Generating Novel Sources of Functional Human Insulin-secreting Cells for T1D Modeling

Contact PI: Joe Zhou, PhD, Harvard University (UC4 DK116280)

Stephan Kissler, PhD, co-Investigator, Joslin Diabetes Institute

Start Date: September 30, 2017


Transplantation of insulin-secreting beta cells is an effective therapy for Type 1 diabetes (T1D). To secure supplies of these therapeutic cells, many research groups are actively optimizing protocols to derive insulin+ cells by differentiation of human embryonic stem cells (hESCs) or by reprogramming of adult tissues. The next major challenge is to discover methods to protect transplanted cells from autoimmunity to achieve long-term glycemic control. Clinical observations have long suggested existence of beta cells in T1D patients that escape autoimmunity and continue to function. Such cells are very challenging to study from clinical samples.

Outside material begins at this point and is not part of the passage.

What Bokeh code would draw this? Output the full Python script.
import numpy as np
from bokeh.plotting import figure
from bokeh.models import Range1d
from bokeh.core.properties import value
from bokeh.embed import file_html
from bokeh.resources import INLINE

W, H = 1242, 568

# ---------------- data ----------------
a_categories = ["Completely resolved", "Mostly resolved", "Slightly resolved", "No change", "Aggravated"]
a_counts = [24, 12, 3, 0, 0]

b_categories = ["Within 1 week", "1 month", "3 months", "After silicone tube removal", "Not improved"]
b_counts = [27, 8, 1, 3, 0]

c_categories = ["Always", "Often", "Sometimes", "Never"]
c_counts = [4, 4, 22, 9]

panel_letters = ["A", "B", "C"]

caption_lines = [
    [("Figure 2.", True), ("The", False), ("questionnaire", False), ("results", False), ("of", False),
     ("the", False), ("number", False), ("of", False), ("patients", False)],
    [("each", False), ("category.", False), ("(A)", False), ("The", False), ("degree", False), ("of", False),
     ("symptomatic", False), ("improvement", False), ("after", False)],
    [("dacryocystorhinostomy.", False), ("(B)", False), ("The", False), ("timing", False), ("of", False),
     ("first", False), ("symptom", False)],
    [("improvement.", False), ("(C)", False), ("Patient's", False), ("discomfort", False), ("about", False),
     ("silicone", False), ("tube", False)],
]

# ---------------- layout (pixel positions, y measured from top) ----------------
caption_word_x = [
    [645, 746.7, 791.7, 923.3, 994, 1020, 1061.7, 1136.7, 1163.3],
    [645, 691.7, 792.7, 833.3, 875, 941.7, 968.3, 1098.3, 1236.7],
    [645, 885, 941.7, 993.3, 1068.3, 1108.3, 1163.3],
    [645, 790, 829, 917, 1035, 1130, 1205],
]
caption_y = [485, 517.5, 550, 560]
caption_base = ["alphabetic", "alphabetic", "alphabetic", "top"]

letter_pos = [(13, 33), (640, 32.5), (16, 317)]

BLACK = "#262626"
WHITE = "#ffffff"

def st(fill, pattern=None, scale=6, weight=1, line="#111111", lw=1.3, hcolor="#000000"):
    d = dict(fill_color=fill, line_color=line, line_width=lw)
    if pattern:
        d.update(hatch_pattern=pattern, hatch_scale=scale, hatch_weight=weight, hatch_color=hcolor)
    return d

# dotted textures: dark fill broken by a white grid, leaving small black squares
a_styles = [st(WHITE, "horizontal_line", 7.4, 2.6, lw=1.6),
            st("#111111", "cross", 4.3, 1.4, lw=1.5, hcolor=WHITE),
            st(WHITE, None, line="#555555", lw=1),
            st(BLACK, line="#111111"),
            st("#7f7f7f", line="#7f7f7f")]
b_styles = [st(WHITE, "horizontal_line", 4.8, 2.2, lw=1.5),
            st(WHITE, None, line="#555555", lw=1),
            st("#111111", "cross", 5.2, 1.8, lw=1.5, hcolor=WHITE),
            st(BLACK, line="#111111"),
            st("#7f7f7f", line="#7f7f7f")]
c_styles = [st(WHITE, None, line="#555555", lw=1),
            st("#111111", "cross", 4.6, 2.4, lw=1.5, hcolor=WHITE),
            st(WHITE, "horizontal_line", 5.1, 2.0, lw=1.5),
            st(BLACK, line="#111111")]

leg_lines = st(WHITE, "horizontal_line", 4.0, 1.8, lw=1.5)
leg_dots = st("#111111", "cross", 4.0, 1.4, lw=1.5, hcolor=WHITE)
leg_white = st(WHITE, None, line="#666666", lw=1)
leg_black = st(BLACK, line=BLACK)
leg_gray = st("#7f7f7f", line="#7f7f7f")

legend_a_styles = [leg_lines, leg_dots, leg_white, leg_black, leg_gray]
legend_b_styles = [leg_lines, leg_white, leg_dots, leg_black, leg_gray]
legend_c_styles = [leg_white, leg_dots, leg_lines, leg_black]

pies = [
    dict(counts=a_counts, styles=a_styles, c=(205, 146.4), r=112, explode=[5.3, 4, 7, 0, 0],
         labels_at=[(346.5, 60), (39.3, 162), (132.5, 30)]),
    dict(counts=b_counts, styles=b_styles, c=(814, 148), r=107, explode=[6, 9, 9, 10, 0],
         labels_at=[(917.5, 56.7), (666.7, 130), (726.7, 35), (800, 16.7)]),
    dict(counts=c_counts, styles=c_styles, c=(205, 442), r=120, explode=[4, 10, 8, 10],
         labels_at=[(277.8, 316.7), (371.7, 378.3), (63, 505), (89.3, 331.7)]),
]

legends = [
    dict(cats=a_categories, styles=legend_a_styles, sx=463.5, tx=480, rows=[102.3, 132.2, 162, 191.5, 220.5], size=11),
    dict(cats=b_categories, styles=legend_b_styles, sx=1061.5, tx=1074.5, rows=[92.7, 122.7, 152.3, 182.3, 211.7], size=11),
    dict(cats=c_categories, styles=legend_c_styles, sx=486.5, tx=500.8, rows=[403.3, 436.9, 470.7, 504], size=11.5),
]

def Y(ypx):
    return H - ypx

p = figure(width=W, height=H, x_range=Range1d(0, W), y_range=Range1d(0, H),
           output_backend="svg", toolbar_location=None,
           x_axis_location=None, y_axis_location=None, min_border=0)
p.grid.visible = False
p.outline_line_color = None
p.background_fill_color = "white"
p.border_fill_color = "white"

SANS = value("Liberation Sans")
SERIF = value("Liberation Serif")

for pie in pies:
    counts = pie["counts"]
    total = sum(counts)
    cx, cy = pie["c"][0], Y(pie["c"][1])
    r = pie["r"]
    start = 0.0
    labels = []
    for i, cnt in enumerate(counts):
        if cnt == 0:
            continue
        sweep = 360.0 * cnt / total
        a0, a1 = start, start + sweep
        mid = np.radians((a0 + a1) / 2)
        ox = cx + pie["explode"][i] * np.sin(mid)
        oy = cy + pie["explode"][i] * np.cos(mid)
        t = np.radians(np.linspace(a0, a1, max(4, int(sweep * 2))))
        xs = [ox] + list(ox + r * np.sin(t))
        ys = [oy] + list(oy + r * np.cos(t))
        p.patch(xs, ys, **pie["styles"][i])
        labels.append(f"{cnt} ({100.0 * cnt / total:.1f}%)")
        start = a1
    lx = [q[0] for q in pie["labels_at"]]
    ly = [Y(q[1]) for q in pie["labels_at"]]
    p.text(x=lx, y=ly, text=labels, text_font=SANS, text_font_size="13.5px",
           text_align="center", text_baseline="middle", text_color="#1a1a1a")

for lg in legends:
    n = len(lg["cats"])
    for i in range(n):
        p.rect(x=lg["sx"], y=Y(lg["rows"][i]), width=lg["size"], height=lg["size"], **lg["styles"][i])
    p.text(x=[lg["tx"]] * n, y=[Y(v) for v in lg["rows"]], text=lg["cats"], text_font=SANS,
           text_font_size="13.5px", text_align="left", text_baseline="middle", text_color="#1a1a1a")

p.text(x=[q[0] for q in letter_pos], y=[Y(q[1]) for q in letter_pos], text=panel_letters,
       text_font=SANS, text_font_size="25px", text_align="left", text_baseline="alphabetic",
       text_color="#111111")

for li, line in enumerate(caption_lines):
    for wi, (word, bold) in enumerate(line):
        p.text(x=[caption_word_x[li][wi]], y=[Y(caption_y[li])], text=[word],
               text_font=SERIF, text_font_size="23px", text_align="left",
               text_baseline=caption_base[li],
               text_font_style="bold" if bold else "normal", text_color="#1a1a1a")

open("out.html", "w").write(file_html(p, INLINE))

New research tools are needed to address the critical question of how to produce insulin-secreting cells that resist autoimmunity. Our laboratory recently discovered that insulin-secreting cells can be readily produced from murine gastric tissues using a direct reprogramming approach with defined genetic factors Ngn3, Pdx1, and Mafa (referred to as NPM factors). The gastric-derived insulin+ cells share key molecular and functional features of pancreatic beta cells but are not identical to native beta cells. We transplanted gastric insulin+ cells into the NOD murine model of T1D and made preliminary observations that gastric insulin+ cells are subject to attenuated immune attack, suggesting reduced immunogenic properties. This observation raised the possibility that gastric-derived insulin+ cells could be employed as a novel tool to study immune-beta cell interactions in human T1D and may be further developed into a transplantation therapy that requires reduced immune protection. In this proposal, we will develop new methods to produce functional insulin-secreting cells from human gastric tissues using two separate approaches and study their immunogenic properties with a variety of tools including human T1D derived T-cell clones. Our ultimate goal is to gain mechanistic insight into the immune response to beta cells in T1D and to discover novel pathways that may diminish or prevent the autoimmune attack. If successful, this project will also lay the foundation for a novel source of insulin-secreting cells for therapeutic transplantation to treat T1D.